Select the Clear All Columns function to clear all graphing and flooding. Optimax does not clear hidden columns to increase performance. Right-click and select Clear This Column to clear a single column.

Decimals
By default, Optimax displays the grid with values rounded to 0 decimal places. Using the Set Decimals function, you can set the number of decimals for any or all columns. Values are rounded for display to the number of decimals you specify. To set the number of decimals for a single column, right-click that column and select the Set Decimals For This Column function.

Controlling Images
By default, the IDC uses image auto-load, meaning it automatically loads images each time you scroll so that images are only loaded on an as-needed basis. This gives a good balance between performance and convenience. You can turn this feature off by selecting the menu function Image Auto-load Off, enabling you to scroll more quickly. You can then load the images manually for the current page using the menu function Load Images For This Page.

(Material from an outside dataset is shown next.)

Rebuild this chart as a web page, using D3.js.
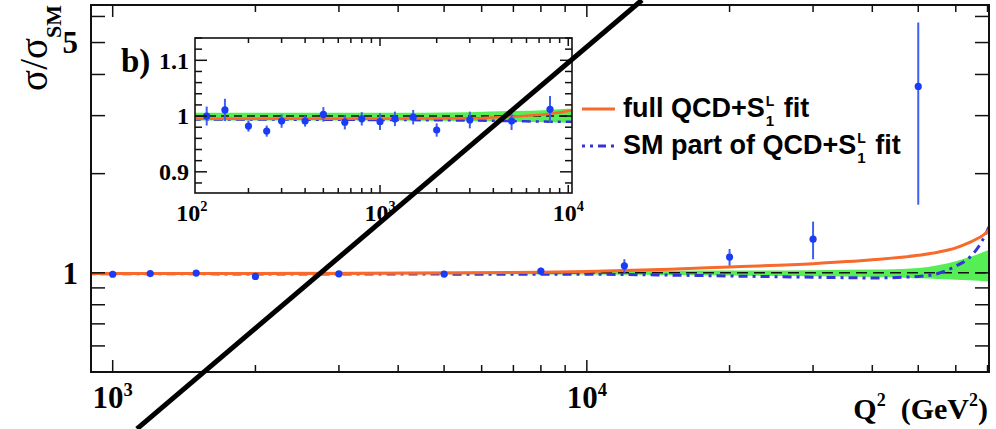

Alternatively, you can select Load All Images and Optimax will generate and load all images into the grid in a single operation. Once all images have been loaded, scrolling in the grid is very fast. With all images loaded Optimax will also enable scroll tracking, meaning that rows will scroll as you drag the scroll bar, without waiting for you to release it.

If you hide the image column, images will not be loaded until you show it again. This is another way you can increase scrolling speed.

During An Optimization
You can display the IDC both while an optimization is in progress and after it is complete. Your grid format changes will not be saved while an optimization is in progress. However, once the optimization is complete, Optimax remembers all of your grid settings such as column order, width and graphing when you close the window. The next time you open the grid it will appear as it was when you closed it.

Saving To A File
Use the Save As Excel menu function to save the grid data and formatting to an Excel-97 XLS file. Excel does not support as much functionality as the IGrid, so some formatting will not be saved, such as equity curve images and in-cell graphing.

Use the Save As CSV menu function to save the raw grid data to a file on your hard drive as a text file with values separated by commas. This type of file is readable in most spreadsheet programs. No formatting is saved to this type of file.